Everything you need to know to avoid requesting something unworkable without practical results.
External Audit 102
I prepared a concise resume of auditing procedures in a Football Club, as follows:
CASH & EQUIVALENTS: the auditor requests bank statements and reconciliations for analysis and
cross-checking. They send balance confirmation letters to all financial
institutions, including those with no balance. Financial institutions that have
already operated and no longer operate will receive those letters too.
ACCOUNTS RECEIVABLE: sends balance confirmation letters to third parties again, and we will have two types of analysis; i) confrontation with documentation and financial transactions (extracts), and ii) study of the quality of these accounts receivable, their aging, and the need to recognize provisions for bad debts.
FIXED ASSETS: basically, they will review the additions by sampling, checking if the items were capitalized in the wrong way or not. They will validate depreciation and amortization calculations, test some write-offs, and analyze movements. Finally, suppose you are lucky to have hired a good auditor. In that case, they will perform impairment tests, which are procedures to assess the need to recognize losses on these assets, even if temporary.
ACCOUNTS PAYABLE / SUPPLIERS: again, a festival of confirmation letters, verification of analyzes, and contracts by sampling. If your client is a notoriously deadbeat club, it is necessary to carry out a procedure called omitted liabilities. The auditor will take the subsequent bank records and tie disbursed amounts with recorded provisions. Well, at least they should do that.
DEBT/LOANS: a new wave of balance confirmation letters, cross-checking with statements and contracts.
TAXES: a review of calculation memories, an examination of paid slips, and several tests to estimate taxes due. Here it is imperative to remember the concept of materiality and compliance issues. Unfortunately, the Financial Statements audit falls far short of a tax audit regarding procedures and review of practices.
CONTINGENCIES: extensive letters were sent to the club’s lawyers to inform them of all the claims, updated values, and the probability of losing them. In a regular Brazilian club, where dozens of issues pop up weekly, it isn’t straightforward to be done. At some point, it is necessary to set a cut-off date, and even with the application of procedures on subsequent events, you will not be able to audit this.
As this thread mentioned, the litigation environment should be considered in the acceptance process. The volume of claims amazes any Big4 and any auditor minimally concerned with their reputation.
REVENUE / EXPENSES: We will have an excessive documentary examination and confrontation with contracts and extracts here. But note that you will be confronted with what is written and not the business conditions. There is zero procedure to analyze whether player A was well or poorly sold, whether commissioners are receiving a lot or a little money, whether the division of economic rights is fair, etc.
When it comes to expenses, the auditor needs to look for elements that the service provided, the right or the acquired good exists, or the service has been performed, which happens by random sampling.

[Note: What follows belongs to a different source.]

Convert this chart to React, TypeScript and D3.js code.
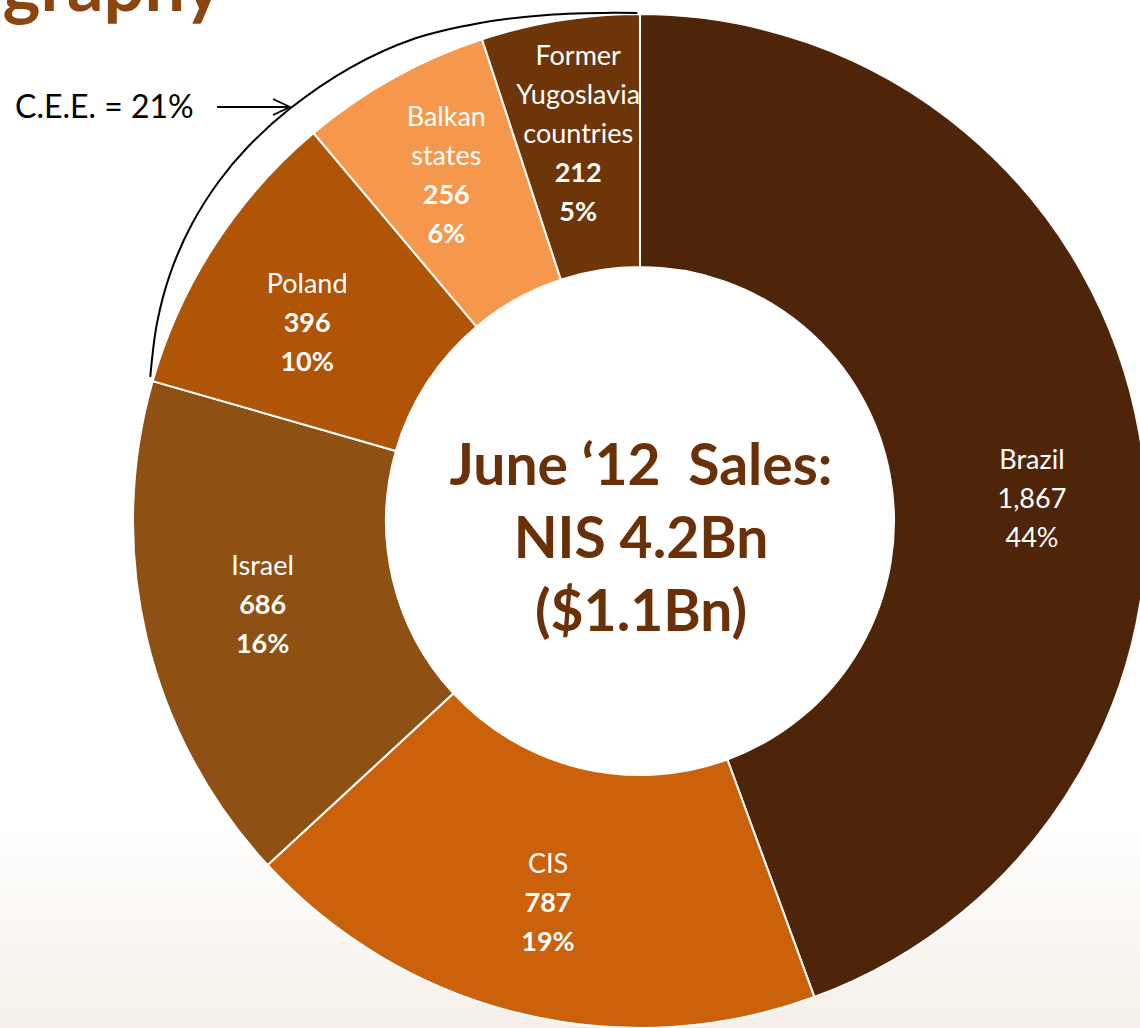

You cannot have a pre-chosen items sample; audit standards require the aleatory.
There are more procedures, but at this point, we have already realized that the audit does not correspond to the desire to hunt witches, nor does it have an extension that allows us to say that everything wrong has been identified.
Remember that some clubs adjusted their previous Financial Statements, which had been audited, without anything being pointed out as an error or exception in the accounts that subsequently underwent adjustments.